Entries supplied:
........

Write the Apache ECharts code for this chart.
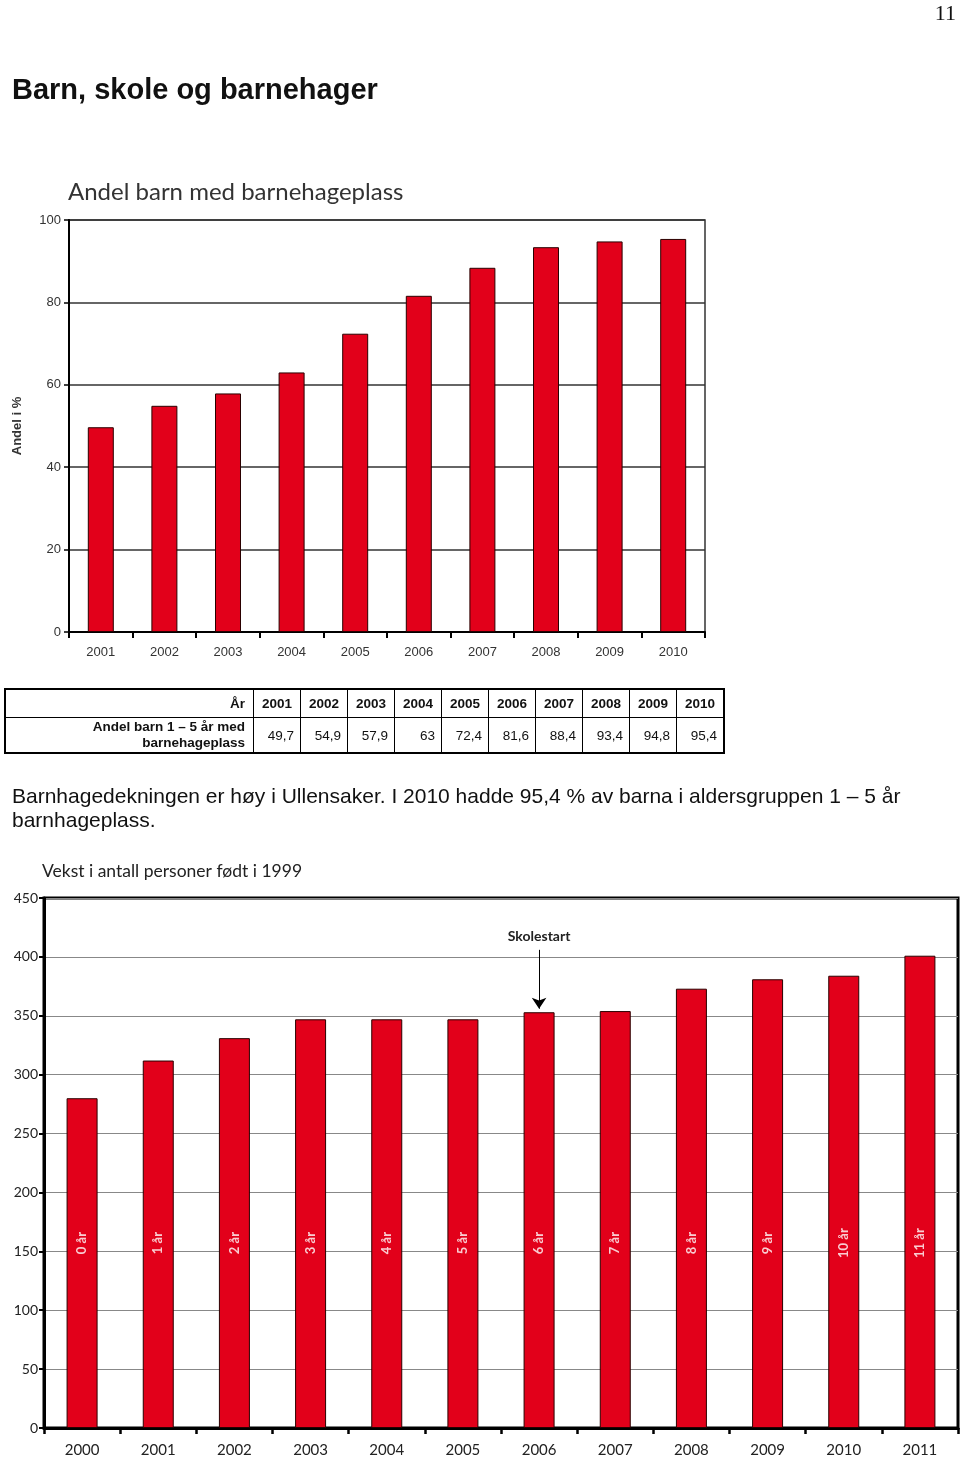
<!DOCTYPE html>
<html><head><meta charset="utf-8">
<script src="https://cdn.jsdelivr.net/npm/echarts@6/dist/echarts.min.js"></script>
<style>
html,body{margin:0;padding:0;background:#fff;}
#chart{position:absolute;left:0;top:0;width:960px;height:1458px;}
.abs{position:absolute;}
#pagenum{right:4px;top:0px;font-family:"Liberation Serif","DejaVu Serif",serif;font-size:22px;color:#111;}
#title{left:12px;top:73px;font-family:"Liberation Sans",Arial,sans-serif;font-weight:bold;font-size:29px;color:#111;}
#para{left:12px;top:784px;width:930px;font-family:"Liberation Sans",Arial,sans-serif;font-size:21px;line-height:24px;color:#111;}
#tbl{position:absolute;left:4px;top:688px;border-collapse:collapse;font-family:"Liberation Sans",Arial,sans-serif;font-size:13.5px;color:#111;border:2px solid #000;}
#tbl td{border:1.5px solid #000;padding:0 6px;text-align:right;}
#tbl tr.h td{height:27px;font-weight:bold;text-align:center;}
#tbl tr.h td.first{text-align:right;}
#tbl tr.d td{height:34px;}
#tbl td.first{width:233px;font-weight:bold;line-height:16px;padding-right:8px;}
#tbl td.c{width:34px;}
</style></head><body>
<div id="chart"></div>
<div id="pagenum" class="abs">11</div>
<div id="title" class="abs">Barn, skole og barnehager</div>
<table id="tbl"></table>
<div id="para" class="abs">Barnhagedekningen er høy i Ullensaker. I 2010 hadde 95,4 % av barna i aldersgruppen 1 – 5 år barnhageplass.</div>
<script>
// ---- data ----
const years1 = ['2001','2002','2003','2004','2005','2006','2007','2008','2009','2010'];
const share = [49.7, 54.9, 57.9, 63, 72.4, 81.6, 88.4, 93.4, 94.8, 95.4];
const yTicks1 = {min: 0, max: 100, interval: 20};

const years2 = ['2000','2001','2002','2003','2004','2005','2006','2007','2008','2009','2010','2011'];
const persons = [280, 312, 331, 347, 347, 347, 353, 354, 373, 381, 384, 401];
const ageLabels = ['0 år','1 år','2 år','3 år','4 år','5 år','6 år','7 år','8 år','9 år','10 år','11 år'];
const yTicks2 = {min: 0, max: 450, interval: 50};

const tableHeader = 'År';
const tableRowLabel = 'Andel barn 1 – 5 år med<br>barnehageplass';
const annotationText = 'Skolestart';
const annotationYear = '2006';
const annotationFrom = 406;
const annotationTo = 356;
const ageLabelLevel = 157;

// ---- table ----
const tbl = document.getElementById('tbl');
let h = '<tr class="h"><td class="first">' + tableHeader + '</td>';
years1.forEach(y => { h += '<td class="c">' + y + '</td>'; });
h += '</tr><tr class="d"><td class="first">' + tableRowLabel + '</td>';
share.forEach(v => { h += '<td class="c">' + String(v).replace('.', ',') + '</td>'; });
h += '</tr>';
tbl.innerHTML = h;

// ---- chart ----
const RED = '#e2001a';
const chart = echarts.init(document.getElementById('chart'), null, {renderer: 'canvas'});
const narrow = '"Liberation Sans Narrow","Liberation Sans",Arial,sans-serif';
const myriad = 'Lato,"Open Sans",sans-serif';
chart.setOption({
  animation: false,
  title: [
    {text: 'Andel barn med barnehageplass', left: 68, top: 180, padding: 0,
     textStyle: {fontFamily: myriad, fontSize: 24, fontWeight: 'normal', color: '#333'}},
    {text: 'Vekst i antall personer født i 1999', left: 42, top: 862, padding: 0,
     textStyle: {fontFamily: myriad, fontSize: 17.5, fontWeight: 'normal', color: '#222'}}
  ],
  grid: [
    {left: 69, top: 220, width: 636, height: 412, show: true, borderColor: '#333', borderWidth: 1.5, containLabel: false},
    {left: 44, top: 898, width: 914, height: 534, show: true, borderColor: '#000', borderWidth: 3, containLabel: false}
  ],
  xAxis: [
    {type: 'category', gridIndex: 0, data: years1,
     axisLine: {lineStyle: {color: '#000', width: 2}},
     axisTick: {show: true, length: 6, lineStyle: {color: '#000', width: 2}},
     axisLabel: {margin: 14, fontSize: 13, color: '#333', fontFamily: narrow}},
    {type: 'category', gridIndex: 1, data: years2,
     axisLine: {lineStyle: {color: '#000', width: 3}},
     axisTick: {show: true, length: 6, lineStyle: {color: '#000', width: 2.5}},
     axisLabel: {margin: 15, fontSize: 15, color: '#222', fontFamily: myriad}}
  ],
  yAxis: [
    {type: 'value', gridIndex: 0, min: yTicks1.min, max: yTicks1.max, interval: yTicks1.interval,
     name: 'Andel i %', nameLocation: 'middle', nameGap: 45,
     nameTextStyle: {fontSize: 13, fontWeight: 'bold', color: '#333', fontFamily: narrow},
     axisLine: {show: true, lineStyle: {color: '#000', width: 2}},
     axisTick: {show: true, length: 5, lineStyle: {color: '#000', width: 1.5}},
     splitLine: {lineStyle: {color: '#333', width: 1.5}},
     axisLabel: {margin: 8, fontSize: 13, color: '#333', fontFamily: narrow}},
    {type: 'value', gridIndex: 1, min: yTicks2.min, max: yTicks2.max, interval: yTicks2.interval,
     axisLine: {show: true, lineStyle: {color: '#000', width: 3}},
     axisTick: {show: true, length: 5, lineStyle: {color: '#000', width: 2}},
     splitLine: {lineStyle: {color: '#888', width: 1}},
     axisLabel: {margin: 6, fontSize: 14, color: '#222', fontFamily: myriad}}
  ],
  series: [
    {type: 'bar', xAxisIndex: 0, yAxisIndex: 0, data: share, barWidth: 26,
     itemStyle: {color: RED, borderColor: '#2a0000', borderWidth: 1}},
    {type: 'bar', xAxisIndex: 1, yAxisIndex: 1, data: persons, barWidth: 31,
     itemStyle: {color: RED, borderColor: '#2a0000', borderWidth: 1},
     markLine: {
       silent: true, animation: false,
       lineStyle: {color: '#000', width: 1, type: 'solid'},
       symbolSize: 11,
       label: {show: true, position: 'start', formatter: annotationText, fontFamily: myriad,
               fontWeight: 'bold', fontSize: 14, color: '#222', distance: 6},
       data: [[{coord: [annotationYear, annotationFrom], symbol: 'none'},
               {coord: [annotationYear, annotationTo], symbol: 'arrow'}]]
     }},
    {type: 'scatter', xAxisIndex: 1, yAxisIndex: 1, silent: true, z: 10,
     data: ageLabels.map((t, i) => [i, ageLabelLevel]),
     symbolSize: 2, itemStyle: {color: 'rgba(0,0,0,0)'},
     label: {show: true, position: 'inside', rotate: 90, color: '#fff', fontWeight: 'bold',
             fontSize: 13, fontFamily: myriad,
             formatter: p => ageLabels[p.dataIndex]}}
  ]
});
</script>
</body></html>
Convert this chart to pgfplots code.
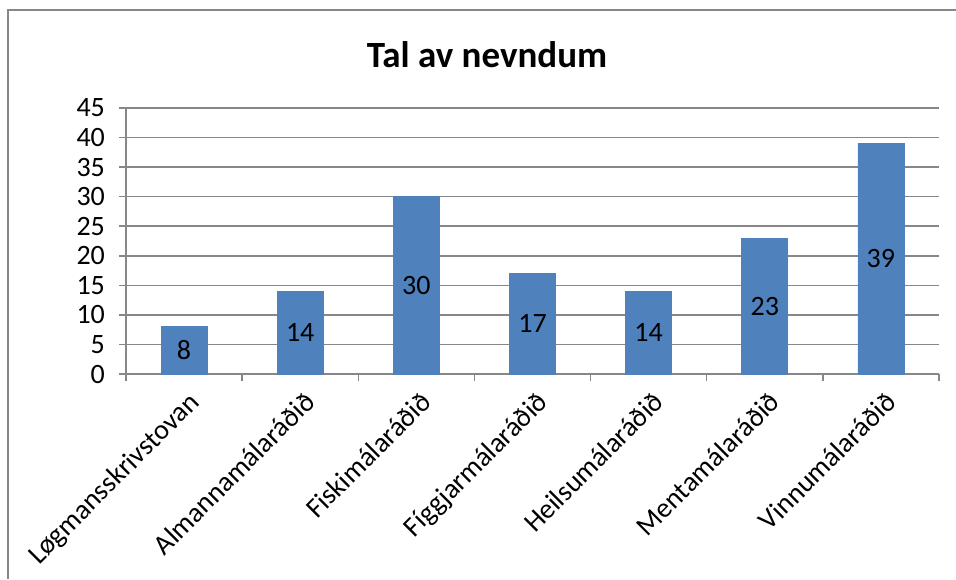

........

Request:
Transcribe every entry word for word, but skip the pictures.

The solution:
Write the Apache ECharts code for this chart.
<!DOCTYPE html>
<html><head><meta charset="utf-8">
<script src="https://cdn.jsdelivr.net/npm/echarts@6/dist/echarts.min.js"></script>
<style>
html,body{margin:0;padding:0;background:#fff;}
#chart{position:absolute;left:0;top:0;width:960px;height:1458px;}
.abs{position:absolute;}
#pagenum{right:4px;top:0px;font-family:"Liberation Serif","DejaVu Serif",serif;font-size:22px;color:#111;}
#title{left:12px;top:73px;font-family:"Liberation Sans",Arial,sans-serif;font-weight:bold;font-size:29px;color:#111;}
#para{left:12px;top:784px;width:930px;font-family:"Liberation Sans",Arial,sans-serif;font-size:21px;line-height:24px;color:#111;}
#tbl{position:absolute;left:4px;top:688px;border-collapse:collapse;font-family:"Liberation Sans",Arial,sans-serif;font-size:13.5px;color:#111;border:2px solid #000;}
#tbl td{border:1.5px solid #000;padding:0 6px;text-align:right;}
#tbl tr.h td{height:27px;font-weight:bold;text-align:center;}
#tbl tr.h td.first{text-align:right;}
#tbl tr.d td{height:34px;}
#tbl td.first{width:233px;font-weight:bold;line-height:16px;padding-right:8px;}
#tbl td.c{width:34px;}
</style></head><body>
<div id="chart"></div>
<div id="pagenum" class="abs">11</div>
<div id="title" class="abs">Barn, skole og barnehager</div>
<table id="tbl"></table>
<div id="para" class="abs">Barnhagedekningen er høy i Ullensaker. I 2010 hadde 95,4 % av barna i aldersgruppen 1 – 5 år barnhageplass.</div>
<script>
// ---- data ----
const years1 = ['2001','2002','2003','2004','2005','2006','2007','2008','2009','2010'];
const share = [49.7, 54.9, 57.9, 63, 72.4, 81.6, 88.4, 93.4, 94.8, 95.4];
const yTicks1 = {min: 0, max: 100, interval: 20};

const years2 = ['2000','2001','2002','2003','2004','2005','2006','2007','2008','2009','2010','2011'];
const persons = [280, 312, 331, 347, 347, 347, 353, 354, 373, 381, 384, 401];
const ageLabels = ['0 år','1 år','2 år','3 år','4 år','5 år','6 år','7 år','8 år','9 år','10 år','11 år'];
const yTicks2 = {min: 0, max: 450, interval: 50};

const tableHeader = 'År';
const tableRowLabel = 'Andel barn 1 – 5 år med<br>barnehageplass';
const annotationText = 'Skolestart';
const annotationYear = '2006';
const annotationFrom = 406;
const annotationTo = 356;
const ageLabelLevel = 157;

// ---- table ----
const tbl = document.getElementById('tbl');
let h = '<tr class="h"><td class="first">' + tableHeader + '</td>';
years1.forEach(y => { h += '<td class="c">' + y + '</td>'; });
h += '</tr><tr class="d"><td class="first">' + tableRowLabel + '</td>';
share.forEach(v => { h += '<td class="c">' + String(v).replace('.', ',') + '</td>'; });
h += '</tr>';
tbl.innerHTML = h;

// ---- chart ----
const RED = '#e2001a';
const chart = echarts.init(document.getElementById('chart'), null, {renderer: 'canvas'});
const narrow = '"Liberation Sans Narrow","Liberation Sans",Arial,sans-serif';
const myriad = 'Lato,"Open Sans",sans-serif';
chart.setOption({
  animation: false,
  title: [
    {text: 'Andel barn med barnehageplass', left: 68, top: 180, padding: 0,
     textStyle: {fontFamily: myriad, fontSize: 24, fontWeight: 'normal', color: '#333'}},
    {text: 'Vekst i antall personer født i 1999', left: 42, top: 862, padding: 0,
     textStyle: {fontFamily: myriad, fontSize: 17.5, fontWeight: 'normal', color: '#222'}}
  ],
  grid: [
    {left: 69, top: 220, width: 636, height: 412, show: true, borderColor: '#333', borderWidth: 1.5, containLabel: false},
    {left: 44, top: 898, width: 914, height: 534, show: true, borderColor: '#000', borderWidth: 3, containLabel: false}
  ],
  xAxis: [
    {type: 'category', gridIndex: 0, data: years1,
     axisLine: {lineStyle: {color: '#000', width: 2}},
     axisTick: {show: true, length: 6, lineStyle: {color: '#000', width: 2}},
     axisLabel: {margin: 14, fontSize: 13, color: '#333', fontFamily: narrow}},
    {type: 'category', gridIndex: 1, data: years2,
     axisLine: {lineStyle: {color: '#000', width: 3}},
     axisTick: {show: true, length: 6, lineStyle: {color: '#000', width: 2.5}},
     axisLabel: {margin: 15, fontSize: 15, color: '#222', fontFamily: myriad}}
  ],
  yAxis: [
    {type: 'value', gridIndex: 0, min: yTicks1.min, max: yTicks1.max, interval: yTicks1.interval,
     name: 'Andel i %', nameLocation: 'middle', nameGap: 45,
     nameTextStyle: {fontSize: 13, fontWeight: 'bold', color: '#333', fontFamily: narrow},
     axisLine: {show: true, lineStyle: {color: '#000', width: 2}},
     axisTick: {show: true, length: 5, lineStyle: {color: '#000', width: 1.5}},
     splitLine: {lineStyle: {color: '#333', width: 1.5}},
     axisLabel: {margin: 8, fontSize: 13, color: '#333', fontFamily: narrow}},
    {type: 'value', gridIndex: 1, min: yTicks2.min, max: yTicks2.max, interval: yTicks2.interval,
     axisLine: {show: true, lineStyle: {color: '#000', width: 3}},
     axisTick: {show: true, length: 5, lineStyle: {color: '#000', width: 2}},
     splitLine: {lineStyle: {color: '#888', width: 1}},
     axisLabel: {margin: 6, fontSize: 14, color: '#222', fontFamily: myriad}}
  ],
  series: [
    {type: 'bar', xAxisIndex: 0, yAxisIndex: 0, data: share, barWidth: 26,
     itemStyle: {color: RED, borderColor: '#2a0000', borderWidth: 1}},
    {type: 'bar', xAxisIndex: 1, yAxisIndex: 1, data: persons, barWidth: 31,
     itemStyle: {color: RED, borderColor: '#2a0000', borderWidth: 1},
     markLine: {
       silent: true, animation: false,
       lineStyle: {color: '#000', width: 1, type: 'solid'},
       symbolSize: 11,
       label: {show: true, position: 'start', formatter: annotationText, fontFamily: myriad,
               fontWeight: 'bold', fontSize: 14, color: '#222', distance: 6},
       data: [[{coord: [annotationYear, annotationFrom], symbol: 'none'},
               {coord: [annotationYear, annotationTo], symbol: 'arrow'}]]
     }},
    {type: 'scatter', xAxisIndex: 1, yAxisIndex: 1, silent: true, z: 10,
     data: ageLabels.map((t, i) => [i, ageLabelLevel]),
     symbolSize: 2, itemStyle: {color: 'rgba(0,0,0,0)'},
     label: {show: true, position: 'inside', rotate: 90, color: '#fff', fontWeight: 'bold',
             fontSize: 13, fontFamily: myriad,
             formatter: p => ageLabels[p.dataIndex]}}
  ]
});
</script>
</body></html>
Convert this chart to pgfplots code.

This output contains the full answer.